Work to complete — From the listing below, copy word for word every line starting at the one that includes "Convert this chart to Plotly code." and ending at the one that includes "lowers = [lower_1, lower_3, lower_5, lower_8]"; the pictures are omitted.

Extracted material —
-- Start --
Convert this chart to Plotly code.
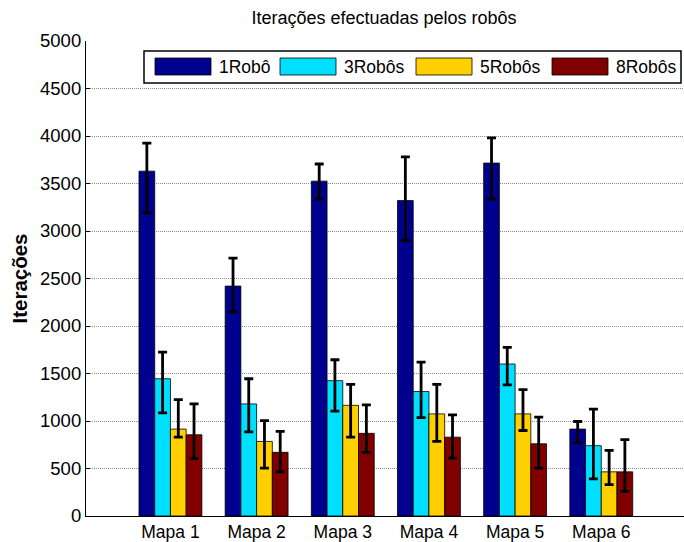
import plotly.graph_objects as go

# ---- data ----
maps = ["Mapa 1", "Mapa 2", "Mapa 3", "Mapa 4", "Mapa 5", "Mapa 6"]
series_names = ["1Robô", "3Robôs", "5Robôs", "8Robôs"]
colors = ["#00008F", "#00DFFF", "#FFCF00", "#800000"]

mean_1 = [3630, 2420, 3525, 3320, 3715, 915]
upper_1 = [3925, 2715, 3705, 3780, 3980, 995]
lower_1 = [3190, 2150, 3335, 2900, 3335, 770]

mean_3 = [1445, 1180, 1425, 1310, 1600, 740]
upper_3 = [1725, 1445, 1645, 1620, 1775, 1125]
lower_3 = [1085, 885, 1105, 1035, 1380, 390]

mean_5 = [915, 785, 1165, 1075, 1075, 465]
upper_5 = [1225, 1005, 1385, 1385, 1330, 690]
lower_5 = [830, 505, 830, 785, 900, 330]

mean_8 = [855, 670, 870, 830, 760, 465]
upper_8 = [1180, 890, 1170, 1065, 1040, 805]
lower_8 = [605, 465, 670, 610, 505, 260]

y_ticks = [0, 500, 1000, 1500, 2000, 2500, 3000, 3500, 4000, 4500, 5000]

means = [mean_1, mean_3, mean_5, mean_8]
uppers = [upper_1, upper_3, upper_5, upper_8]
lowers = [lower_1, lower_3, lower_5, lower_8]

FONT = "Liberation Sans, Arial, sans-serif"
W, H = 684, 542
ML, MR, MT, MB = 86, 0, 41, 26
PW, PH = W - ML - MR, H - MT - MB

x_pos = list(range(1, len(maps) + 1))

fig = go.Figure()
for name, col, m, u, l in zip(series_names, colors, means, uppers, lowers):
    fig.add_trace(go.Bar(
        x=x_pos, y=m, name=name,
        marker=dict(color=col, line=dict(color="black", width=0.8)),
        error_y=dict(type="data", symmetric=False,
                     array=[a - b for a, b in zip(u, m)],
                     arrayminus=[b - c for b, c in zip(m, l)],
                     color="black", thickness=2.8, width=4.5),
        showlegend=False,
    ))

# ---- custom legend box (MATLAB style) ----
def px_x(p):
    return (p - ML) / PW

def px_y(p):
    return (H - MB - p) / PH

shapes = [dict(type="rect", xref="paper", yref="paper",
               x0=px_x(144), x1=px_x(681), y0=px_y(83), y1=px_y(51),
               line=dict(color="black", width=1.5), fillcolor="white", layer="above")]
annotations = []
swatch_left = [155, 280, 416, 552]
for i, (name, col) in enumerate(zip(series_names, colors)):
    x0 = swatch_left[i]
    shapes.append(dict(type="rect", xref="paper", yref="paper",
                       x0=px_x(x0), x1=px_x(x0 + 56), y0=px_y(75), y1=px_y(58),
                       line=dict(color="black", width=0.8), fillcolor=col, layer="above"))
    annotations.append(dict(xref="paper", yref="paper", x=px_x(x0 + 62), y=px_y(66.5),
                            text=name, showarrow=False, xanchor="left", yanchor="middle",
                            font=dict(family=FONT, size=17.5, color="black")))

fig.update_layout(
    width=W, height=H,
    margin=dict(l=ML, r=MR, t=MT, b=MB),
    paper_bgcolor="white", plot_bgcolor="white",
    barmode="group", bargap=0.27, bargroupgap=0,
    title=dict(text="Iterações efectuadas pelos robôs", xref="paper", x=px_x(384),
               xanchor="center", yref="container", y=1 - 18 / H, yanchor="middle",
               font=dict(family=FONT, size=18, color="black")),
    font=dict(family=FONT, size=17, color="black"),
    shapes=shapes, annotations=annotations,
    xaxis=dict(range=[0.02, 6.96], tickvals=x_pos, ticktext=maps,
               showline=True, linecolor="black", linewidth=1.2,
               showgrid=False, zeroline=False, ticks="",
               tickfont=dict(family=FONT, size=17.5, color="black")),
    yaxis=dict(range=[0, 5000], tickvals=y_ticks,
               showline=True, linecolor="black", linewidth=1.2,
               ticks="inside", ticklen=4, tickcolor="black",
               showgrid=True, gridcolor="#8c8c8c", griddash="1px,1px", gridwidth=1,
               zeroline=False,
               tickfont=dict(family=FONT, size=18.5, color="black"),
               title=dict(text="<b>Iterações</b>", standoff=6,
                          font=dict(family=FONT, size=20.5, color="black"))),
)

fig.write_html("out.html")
-- End --
-- Start --
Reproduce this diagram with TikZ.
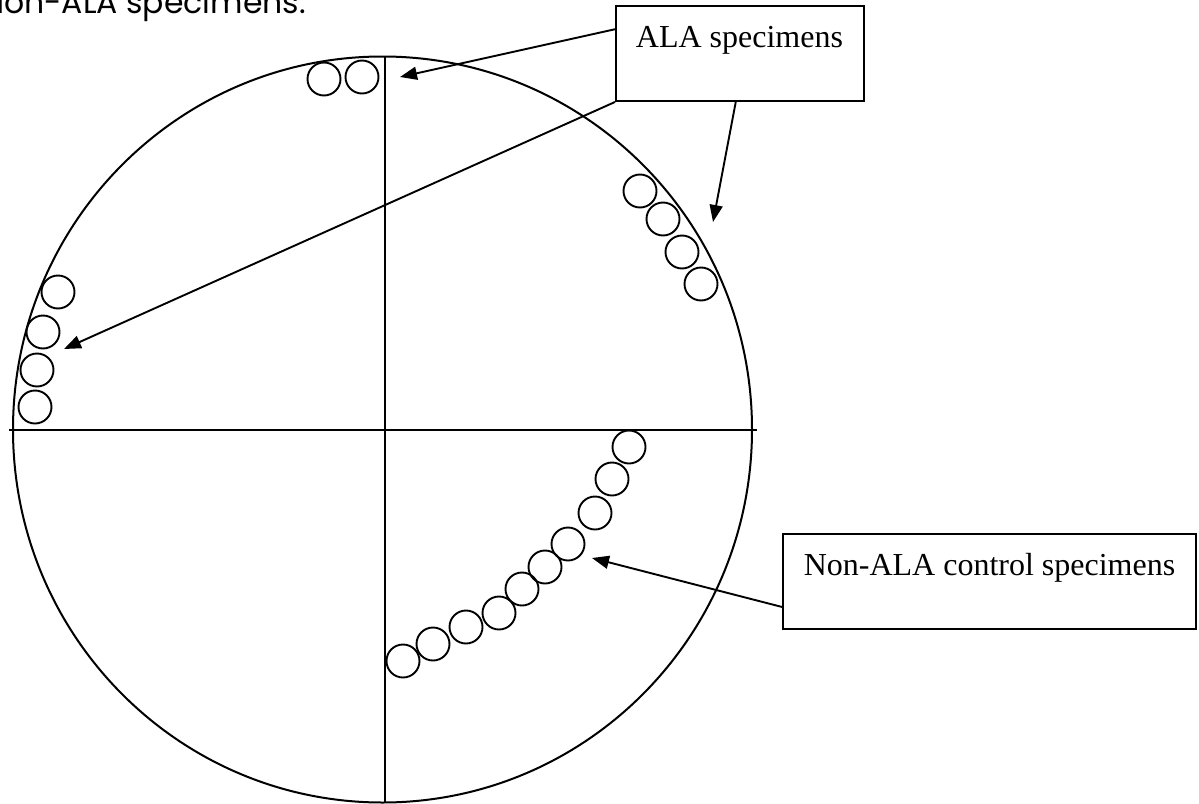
-- End --
-- Start --
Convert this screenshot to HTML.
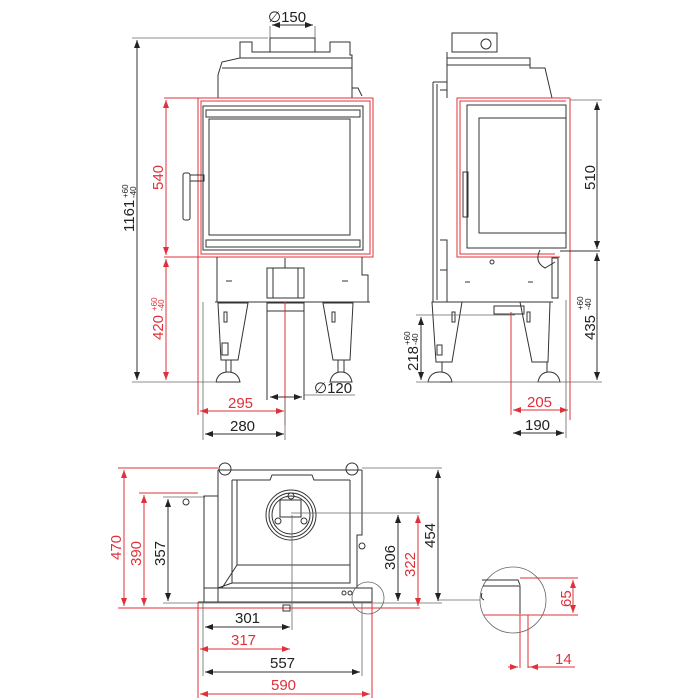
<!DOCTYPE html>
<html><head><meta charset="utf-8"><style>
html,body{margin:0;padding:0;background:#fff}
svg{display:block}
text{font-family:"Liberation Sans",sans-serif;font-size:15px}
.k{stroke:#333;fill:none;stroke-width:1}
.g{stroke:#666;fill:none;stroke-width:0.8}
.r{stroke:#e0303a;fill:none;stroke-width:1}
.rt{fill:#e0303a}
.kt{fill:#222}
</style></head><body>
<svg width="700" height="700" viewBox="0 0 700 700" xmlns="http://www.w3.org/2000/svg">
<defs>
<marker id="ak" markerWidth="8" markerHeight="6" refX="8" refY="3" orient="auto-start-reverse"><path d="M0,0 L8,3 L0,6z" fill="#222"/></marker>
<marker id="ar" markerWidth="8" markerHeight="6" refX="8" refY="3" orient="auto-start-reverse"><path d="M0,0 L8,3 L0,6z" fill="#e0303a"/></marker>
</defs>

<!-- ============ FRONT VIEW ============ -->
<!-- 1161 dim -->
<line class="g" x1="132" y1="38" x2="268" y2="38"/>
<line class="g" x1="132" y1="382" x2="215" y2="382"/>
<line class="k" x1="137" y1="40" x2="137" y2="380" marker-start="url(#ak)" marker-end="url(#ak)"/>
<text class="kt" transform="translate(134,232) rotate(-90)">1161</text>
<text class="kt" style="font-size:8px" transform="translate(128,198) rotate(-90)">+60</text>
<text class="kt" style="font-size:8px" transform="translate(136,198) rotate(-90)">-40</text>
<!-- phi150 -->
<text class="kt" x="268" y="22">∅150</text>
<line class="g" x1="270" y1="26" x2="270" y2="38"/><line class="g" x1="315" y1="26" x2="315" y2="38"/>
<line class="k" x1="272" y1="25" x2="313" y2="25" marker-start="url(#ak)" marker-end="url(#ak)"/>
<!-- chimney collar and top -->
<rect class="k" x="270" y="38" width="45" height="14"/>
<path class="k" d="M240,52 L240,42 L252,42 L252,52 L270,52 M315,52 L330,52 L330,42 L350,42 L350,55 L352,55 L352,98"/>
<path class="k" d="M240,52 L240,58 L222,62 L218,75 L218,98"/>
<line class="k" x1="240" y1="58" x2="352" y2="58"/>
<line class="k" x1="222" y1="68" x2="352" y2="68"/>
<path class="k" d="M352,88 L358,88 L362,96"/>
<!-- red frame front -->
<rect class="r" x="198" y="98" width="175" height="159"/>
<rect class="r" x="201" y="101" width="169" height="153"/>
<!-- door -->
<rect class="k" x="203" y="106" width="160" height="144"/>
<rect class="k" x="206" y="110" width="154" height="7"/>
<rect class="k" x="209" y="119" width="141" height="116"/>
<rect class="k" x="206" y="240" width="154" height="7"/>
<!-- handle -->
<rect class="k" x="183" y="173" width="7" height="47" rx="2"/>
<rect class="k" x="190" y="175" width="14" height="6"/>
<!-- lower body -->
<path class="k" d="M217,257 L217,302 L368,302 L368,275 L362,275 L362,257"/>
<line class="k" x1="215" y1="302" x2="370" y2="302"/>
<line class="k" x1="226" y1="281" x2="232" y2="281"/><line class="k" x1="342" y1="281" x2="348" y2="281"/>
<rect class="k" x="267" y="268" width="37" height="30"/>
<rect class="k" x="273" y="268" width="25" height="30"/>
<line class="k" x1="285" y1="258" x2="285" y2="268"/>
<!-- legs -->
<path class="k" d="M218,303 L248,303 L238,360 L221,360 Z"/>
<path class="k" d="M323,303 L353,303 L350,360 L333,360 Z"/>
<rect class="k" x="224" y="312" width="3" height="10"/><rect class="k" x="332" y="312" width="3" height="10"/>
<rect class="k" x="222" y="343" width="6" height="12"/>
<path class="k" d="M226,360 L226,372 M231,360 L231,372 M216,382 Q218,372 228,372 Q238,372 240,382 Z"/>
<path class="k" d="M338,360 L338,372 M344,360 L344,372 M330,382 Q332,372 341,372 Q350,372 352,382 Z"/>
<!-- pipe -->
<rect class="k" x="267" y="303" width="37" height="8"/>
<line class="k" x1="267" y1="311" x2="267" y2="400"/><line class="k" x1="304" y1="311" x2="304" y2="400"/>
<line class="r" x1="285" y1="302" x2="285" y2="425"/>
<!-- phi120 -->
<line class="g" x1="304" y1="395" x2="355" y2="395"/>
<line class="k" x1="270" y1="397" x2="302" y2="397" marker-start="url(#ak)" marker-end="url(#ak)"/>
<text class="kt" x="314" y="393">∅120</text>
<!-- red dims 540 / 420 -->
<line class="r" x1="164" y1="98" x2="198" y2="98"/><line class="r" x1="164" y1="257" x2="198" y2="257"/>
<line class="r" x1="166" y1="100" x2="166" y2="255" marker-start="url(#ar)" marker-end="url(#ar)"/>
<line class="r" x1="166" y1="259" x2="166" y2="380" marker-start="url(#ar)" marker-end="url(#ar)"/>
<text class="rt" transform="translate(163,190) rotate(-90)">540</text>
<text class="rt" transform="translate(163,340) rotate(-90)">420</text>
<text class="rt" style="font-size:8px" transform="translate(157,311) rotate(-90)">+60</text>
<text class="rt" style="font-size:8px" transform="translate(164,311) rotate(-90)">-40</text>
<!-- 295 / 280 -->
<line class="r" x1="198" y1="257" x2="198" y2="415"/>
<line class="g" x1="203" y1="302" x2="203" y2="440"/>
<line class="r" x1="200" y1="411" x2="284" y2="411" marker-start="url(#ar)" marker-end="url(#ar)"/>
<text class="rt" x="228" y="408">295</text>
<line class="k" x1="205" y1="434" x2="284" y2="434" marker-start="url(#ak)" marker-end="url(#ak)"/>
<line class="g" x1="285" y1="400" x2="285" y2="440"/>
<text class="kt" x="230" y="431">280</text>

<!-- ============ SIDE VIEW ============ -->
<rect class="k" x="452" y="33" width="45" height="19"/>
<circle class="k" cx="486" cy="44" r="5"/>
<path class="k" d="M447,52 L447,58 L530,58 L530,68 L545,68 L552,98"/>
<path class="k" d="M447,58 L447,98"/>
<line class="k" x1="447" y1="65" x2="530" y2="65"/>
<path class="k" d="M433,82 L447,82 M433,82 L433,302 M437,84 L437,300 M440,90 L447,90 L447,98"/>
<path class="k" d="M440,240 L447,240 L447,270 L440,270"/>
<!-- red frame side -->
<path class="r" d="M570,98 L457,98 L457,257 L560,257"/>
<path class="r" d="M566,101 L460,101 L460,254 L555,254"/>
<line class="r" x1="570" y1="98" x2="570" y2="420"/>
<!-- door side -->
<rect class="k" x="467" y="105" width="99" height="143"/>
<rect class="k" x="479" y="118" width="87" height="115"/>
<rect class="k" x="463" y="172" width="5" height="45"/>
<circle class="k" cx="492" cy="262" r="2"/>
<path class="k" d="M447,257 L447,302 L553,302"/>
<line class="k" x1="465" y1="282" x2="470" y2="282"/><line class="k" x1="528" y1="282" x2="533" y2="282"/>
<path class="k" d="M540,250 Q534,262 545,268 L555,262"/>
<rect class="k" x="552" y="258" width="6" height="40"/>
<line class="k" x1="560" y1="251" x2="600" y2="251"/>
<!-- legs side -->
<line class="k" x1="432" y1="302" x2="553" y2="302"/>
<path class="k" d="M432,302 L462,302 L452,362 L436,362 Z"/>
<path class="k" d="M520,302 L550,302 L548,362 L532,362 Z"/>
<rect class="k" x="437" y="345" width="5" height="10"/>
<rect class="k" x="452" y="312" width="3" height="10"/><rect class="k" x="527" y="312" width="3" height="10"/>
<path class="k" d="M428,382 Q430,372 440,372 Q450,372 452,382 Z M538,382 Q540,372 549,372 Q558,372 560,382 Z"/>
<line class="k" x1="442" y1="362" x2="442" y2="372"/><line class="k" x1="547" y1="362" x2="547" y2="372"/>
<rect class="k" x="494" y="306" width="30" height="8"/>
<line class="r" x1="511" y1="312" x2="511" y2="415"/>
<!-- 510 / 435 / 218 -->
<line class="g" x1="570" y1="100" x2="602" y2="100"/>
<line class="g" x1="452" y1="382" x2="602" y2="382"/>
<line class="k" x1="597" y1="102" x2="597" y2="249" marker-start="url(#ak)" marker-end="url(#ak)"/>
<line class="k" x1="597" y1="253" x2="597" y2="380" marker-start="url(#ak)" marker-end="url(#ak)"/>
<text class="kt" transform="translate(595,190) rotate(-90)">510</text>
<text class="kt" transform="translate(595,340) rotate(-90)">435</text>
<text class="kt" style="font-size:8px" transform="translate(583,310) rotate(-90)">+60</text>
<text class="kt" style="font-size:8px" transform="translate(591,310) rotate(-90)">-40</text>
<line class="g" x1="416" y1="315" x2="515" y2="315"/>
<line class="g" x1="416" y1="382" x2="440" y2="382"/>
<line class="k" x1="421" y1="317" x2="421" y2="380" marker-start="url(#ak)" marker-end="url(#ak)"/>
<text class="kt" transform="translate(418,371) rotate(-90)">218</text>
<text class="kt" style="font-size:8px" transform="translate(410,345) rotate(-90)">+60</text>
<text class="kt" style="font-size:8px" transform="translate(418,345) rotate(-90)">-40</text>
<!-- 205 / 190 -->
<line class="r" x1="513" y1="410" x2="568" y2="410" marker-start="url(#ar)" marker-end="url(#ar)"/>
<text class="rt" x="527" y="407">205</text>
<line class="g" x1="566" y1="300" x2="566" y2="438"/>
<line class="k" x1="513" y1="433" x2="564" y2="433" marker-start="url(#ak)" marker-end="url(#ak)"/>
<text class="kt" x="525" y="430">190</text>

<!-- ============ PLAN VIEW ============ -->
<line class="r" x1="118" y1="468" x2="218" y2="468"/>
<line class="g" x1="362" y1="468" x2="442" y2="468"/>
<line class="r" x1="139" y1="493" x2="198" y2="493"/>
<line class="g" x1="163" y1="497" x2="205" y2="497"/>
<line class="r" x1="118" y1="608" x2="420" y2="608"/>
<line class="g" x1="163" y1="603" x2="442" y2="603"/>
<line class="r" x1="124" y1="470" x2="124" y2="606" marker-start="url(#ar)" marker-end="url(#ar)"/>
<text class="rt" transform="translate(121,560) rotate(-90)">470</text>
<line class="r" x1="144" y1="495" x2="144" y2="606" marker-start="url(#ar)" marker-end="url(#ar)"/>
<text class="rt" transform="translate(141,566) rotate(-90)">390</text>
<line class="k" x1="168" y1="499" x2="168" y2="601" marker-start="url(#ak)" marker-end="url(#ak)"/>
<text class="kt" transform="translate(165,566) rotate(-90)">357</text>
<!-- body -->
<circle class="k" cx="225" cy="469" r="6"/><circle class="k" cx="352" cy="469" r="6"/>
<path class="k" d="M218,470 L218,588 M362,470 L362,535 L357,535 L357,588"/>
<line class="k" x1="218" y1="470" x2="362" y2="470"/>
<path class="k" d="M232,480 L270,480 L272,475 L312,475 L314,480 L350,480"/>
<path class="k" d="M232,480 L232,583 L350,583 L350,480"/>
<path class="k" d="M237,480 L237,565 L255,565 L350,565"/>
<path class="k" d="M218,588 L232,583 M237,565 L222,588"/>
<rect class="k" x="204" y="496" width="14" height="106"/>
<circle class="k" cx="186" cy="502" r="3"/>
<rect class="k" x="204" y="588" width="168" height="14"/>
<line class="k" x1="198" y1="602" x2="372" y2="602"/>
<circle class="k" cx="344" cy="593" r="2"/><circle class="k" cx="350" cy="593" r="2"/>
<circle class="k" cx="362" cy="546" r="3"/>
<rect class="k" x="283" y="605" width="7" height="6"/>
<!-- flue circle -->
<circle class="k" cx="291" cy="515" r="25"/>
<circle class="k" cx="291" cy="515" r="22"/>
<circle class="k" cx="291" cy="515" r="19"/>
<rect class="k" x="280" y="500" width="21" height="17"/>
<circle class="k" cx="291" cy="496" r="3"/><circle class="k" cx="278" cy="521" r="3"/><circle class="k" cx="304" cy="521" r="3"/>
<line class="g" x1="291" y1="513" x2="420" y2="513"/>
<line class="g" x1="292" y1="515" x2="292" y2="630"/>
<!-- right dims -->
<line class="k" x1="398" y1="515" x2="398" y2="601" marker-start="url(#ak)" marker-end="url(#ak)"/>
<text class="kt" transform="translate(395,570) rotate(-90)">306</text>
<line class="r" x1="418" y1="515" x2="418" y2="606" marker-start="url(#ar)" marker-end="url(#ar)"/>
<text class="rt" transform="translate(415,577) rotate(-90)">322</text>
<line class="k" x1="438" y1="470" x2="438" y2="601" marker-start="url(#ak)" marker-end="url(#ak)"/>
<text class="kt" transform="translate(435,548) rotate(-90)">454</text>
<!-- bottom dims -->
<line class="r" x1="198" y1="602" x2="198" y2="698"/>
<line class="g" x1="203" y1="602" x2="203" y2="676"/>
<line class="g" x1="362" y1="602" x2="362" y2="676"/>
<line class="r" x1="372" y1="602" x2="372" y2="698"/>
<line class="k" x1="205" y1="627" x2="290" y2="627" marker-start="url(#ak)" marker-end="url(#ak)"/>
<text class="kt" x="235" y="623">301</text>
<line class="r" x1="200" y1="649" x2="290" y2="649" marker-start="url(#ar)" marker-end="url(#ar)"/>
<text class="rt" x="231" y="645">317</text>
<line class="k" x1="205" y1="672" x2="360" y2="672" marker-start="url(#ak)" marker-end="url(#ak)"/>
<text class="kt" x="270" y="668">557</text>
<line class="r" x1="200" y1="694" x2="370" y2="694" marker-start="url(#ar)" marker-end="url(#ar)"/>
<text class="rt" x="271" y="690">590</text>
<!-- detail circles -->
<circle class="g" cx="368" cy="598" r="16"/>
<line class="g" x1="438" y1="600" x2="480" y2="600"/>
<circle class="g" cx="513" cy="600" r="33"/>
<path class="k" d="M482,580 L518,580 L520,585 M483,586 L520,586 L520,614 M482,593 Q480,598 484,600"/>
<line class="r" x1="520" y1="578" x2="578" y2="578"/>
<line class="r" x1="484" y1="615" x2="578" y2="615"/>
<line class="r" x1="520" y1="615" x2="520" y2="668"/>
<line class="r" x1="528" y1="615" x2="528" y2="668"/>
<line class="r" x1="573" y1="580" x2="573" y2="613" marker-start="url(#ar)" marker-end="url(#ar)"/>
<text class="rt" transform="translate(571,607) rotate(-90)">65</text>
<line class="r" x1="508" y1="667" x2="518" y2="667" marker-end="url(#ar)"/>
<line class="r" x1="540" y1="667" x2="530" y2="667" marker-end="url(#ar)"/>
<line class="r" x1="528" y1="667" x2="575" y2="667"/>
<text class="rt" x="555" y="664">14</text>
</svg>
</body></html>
-- End --
Response —
Convert this chart to Plotly code.
import plotly.graph_objects as go

# ---- data ----
maps = ["Mapa 1", "Mapa 2", "Mapa 3", "Mapa 4", "Mapa 5", "Mapa 6"]
series_names = ["1Robô", "3Robôs", "5Robôs", "8Robôs"]
colors = ["#00008F", "#00DFFF", "#FFCF00", "#800000"]

mean_1 = [3630, 2420, 3525, 3320, 3715, 915]
upper_1 = [3925, 2715, 3705, 3780, 3980, 995]
lower_1 = [3190, 2150, 3335, 2900, 3335, 770]

mean_3 = [1445, 1180, 1425, 1310, 1600, 740]
upper_3 = [1725, 1445, 1645, 1620, 1775, 1125]
lower_3 = [1085, 885, 1105, 1035, 1380, 390]

mean_5 = [915, 785, 1165, 1075, 1075, 465]
upper_5 = [1225, 1005, 1385, 1385, 1330, 690]
lower_5 = [830, 505, 830, 785, 900, 330]

mean_8 = [855, 670, 870, 830, 760, 465]
upper_8 = [1180, 890, 1170, 1065, 1040, 805]
lower_8 = [605, 465, 670, 610, 505, 260]

y_ticks = [0, 500, 1000, 1500, 2000, 2500, 3000, 3500, 4000, 4500, 5000]

means = [mean_1, mean_3, mean_5, mean_8]
uppers = [upper_1, upper_3, upper_5, upper_8]
lowers = [lower_1, lower_3, lower_5, lower_8]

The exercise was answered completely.